Pero no solo ese. En muchas ocasiones, el equipo del Prado también tiene que enmendar restauraciones pasadas. A veces porque fueran de mala calidad, otras porque “los criterios de restauración van cambiando”. Así, “antes se apostaba por dar lucimiento a la obra en vez de tratar de aproximarse al máximo a lo que pintó el autor” y, hoy por hoy, se ha convenido que eso es un error. “Otra cosa son los arrepentimientos”, apostilla. “Es muy frecuente encontrar cuadros en los que el artista se haya arrepentido de pintar algo, o haya preferido cambiar la ubicación de una figura en el lienzo”, explica. “Como lo que hacían era pintar encima del ‘error’, con el tiempo se terminan percibiendo esas otras figuras que permanecían cubiertas en la versión original”. Ese tipo de ‘defectos’ no lo son en realidad, apunta la restauradora. “Son”, concluye, “un documento histórico que nos permite entender los procesos de creación del artista”. No obstante, tratan de velarlos —que no eliminarlos— “porque el pintor no quiso, en su momento, que se apreciaran”. 

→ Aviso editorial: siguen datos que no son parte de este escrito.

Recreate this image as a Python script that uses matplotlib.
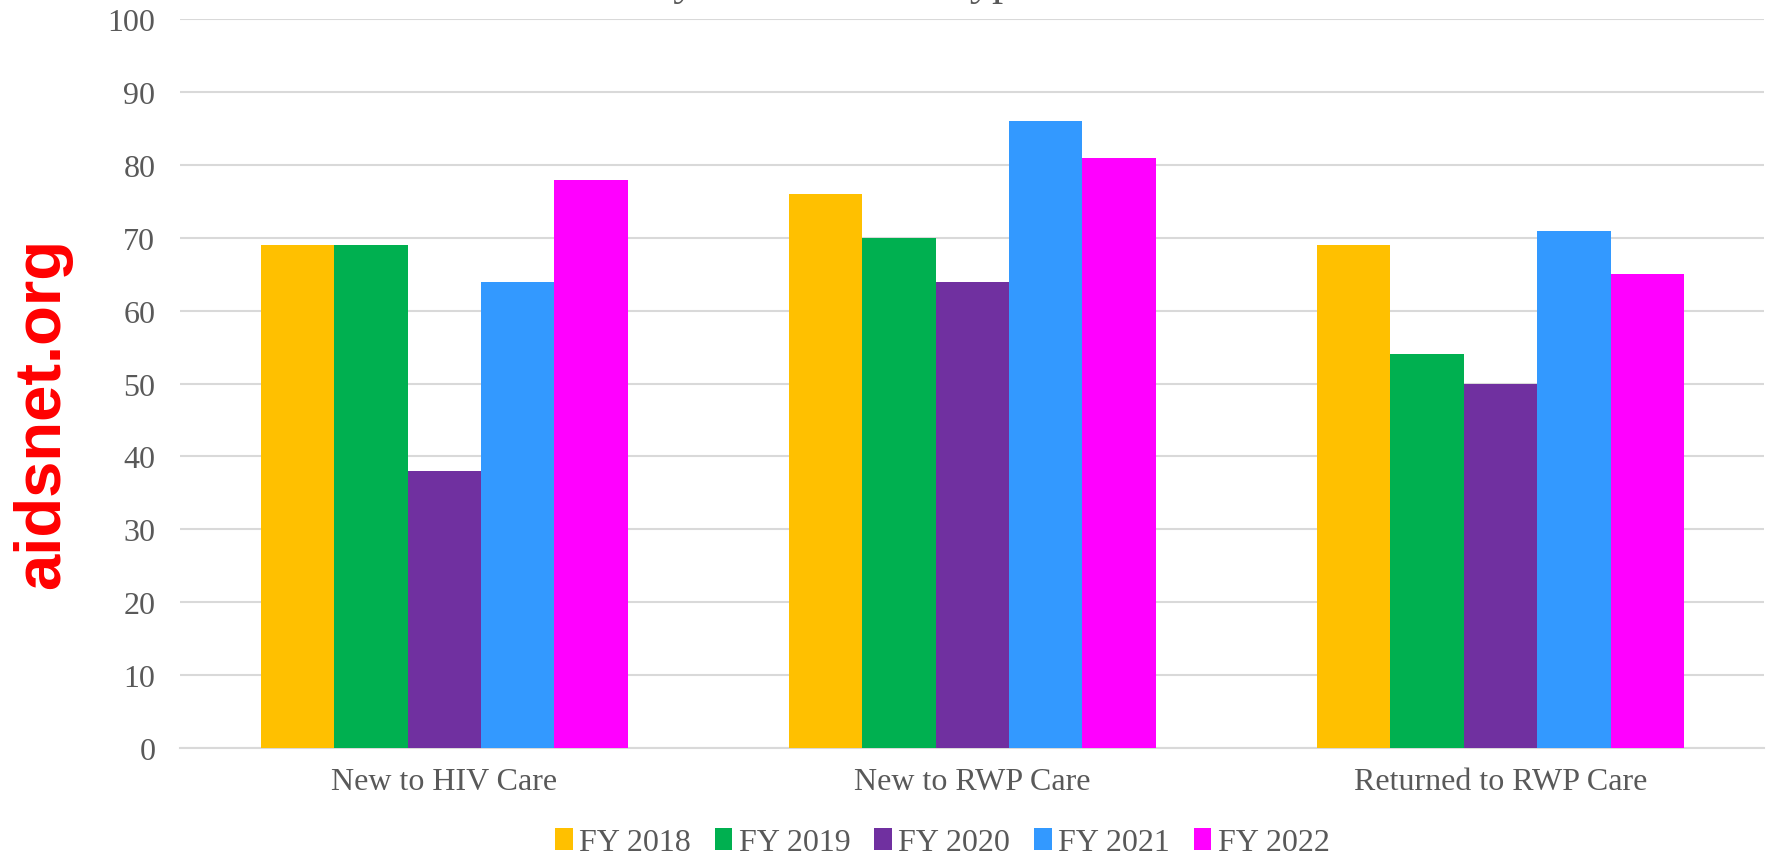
import matplotlib.pyplot as plt
import numpy as np

# Categories and series values
categories = ["New to HIV Care", "New to RWP Care", "Returned to RWP Care"]
years = ["FY 2018", "FY 2019", "FY 2020", "FY 2021", "FY 2022"]
fy2018 = [69, 76, 69]
fy2019 = [69, 70, 54]
fy2020 = [38, 64, 50]
fy2021 = [64, 86, 71]
fy2022 = [78, 81, 65]
series = [fy2018, fy2019, fy2020, fy2021, fy2022]
colors = ["#FFC000", "#00B050", "#7030A0", "#3399FF", "#FF00FF"]
yticks = list(range(0, 101, 10))

plt.rcParams['font.family'] = ['Liberation Serif', 'DejaVu Serif']

fig = plt.figure(figsize=(17.68, 8.62), dpi=100)
ax = fig.add_axes([0.102, 0.1314, 0.896, 0.845])

x = np.arange(len(categories))
width = 0.139
for i, (vals, lab, col) in enumerate(zip(series, years, colors)):
    ax.bar(x + (i - 2) * width, vals, width, color=col, label=lab, zorder=3)

ax.set_xlim(-0.5, 2.5)
ax.set_ylim(0, 100)
ax.set_yticks(yticks)
ax.set_xticks(x)
ax.set_xticklabels(categories)
ax.yaxis.grid(True, color="#D9D9D9", linewidth=1.5, zorder=0)
for s in ["top", "right", "left"]:
    ax.spines[s].set_visible(False)
ax.spines["bottom"].set_color("#D9D9D9")
ax.spines["bottom"].set_linewidth(1.5)
ax.tick_params(axis="both", length=0, labelsize=23, labelcolor="#595959")
ax.tick_params(axis="x", pad=14)
ax.tick_params(axis="y", pad=18)

ax.legend(loc="lower center", bbox_to_anchor=(0.481, -0.19), ncol=5, frameon=False,
          fontsize=23, labelcolor="#595959", handlelength=0.55, handleheight=0.7,
          handletextpad=0.2, columnspacing=0.75)

# title mostly cut off by the top edge
fig.text(326 / 1768, 1 + 5 / 862, "Retention in Care by Client Status Type",
         fontsize=32, color="#595959", ha="left", va="baseline")

# watermark
fig.text(0.024, 0.52, "aidsnet.org", rotation=90, color="#FF0000", fontsize=47,
         fontweight="bold", family=["Liberation Sans", "DejaVu Sans"],
         ha="center", va="center")

fig.savefig("out.png", dpi=100)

Escribir la historia con la tinta original 

Siempre a caballo entre la técnica y la historia, María Antonia acude cada día al enorme taller, donde encuentra a sus ‘colegas’, especializados en pintura, en obra gráfica, en papel, pintura decorativa o hasta en los marcos. Con especial ilusión, la protagonista de esta historia recuerda la vez que restauró ‘Oración en el huerto con donante’ del francés Colart de Laon, cuando sacó a la luz dos figuras que permanecían cubiertas por una capa de pintura posterior a la original. “En colaboración con la conservadora Pilar Silva”, recuerda, “pudimos descubrir que ese ‘donante’ que lleva el nombre del cuadro era Luis de Orleans por unas hojas de ortiga que aparecen en su manto”. Fue una aventura. Además, también pudieron fechar la obra, toda vez que el duque había empezado a utilizar el símbolo de la ortiga solo cuatro años antes de su muerte. Restauradora y conservadora escribieron, desde el taller del museo, una página de la historia del arte.  

Permanentemente invisibles, los restauradores están presentes en la práctica totalidad de las piezas museísticas. Permanentemente invisibles porque así debe ser. Porque un buen restaurador lo es si su trabajo no se aprecia. Si es como si no estuviera, aunque esté y aunque sea de capital importancia. Ellos son los aliados de Miguel Ángel y de Velázquez y de Rubens. Los que se aseguran de que su brillantez no se apague —ni se oscurezca— nunca.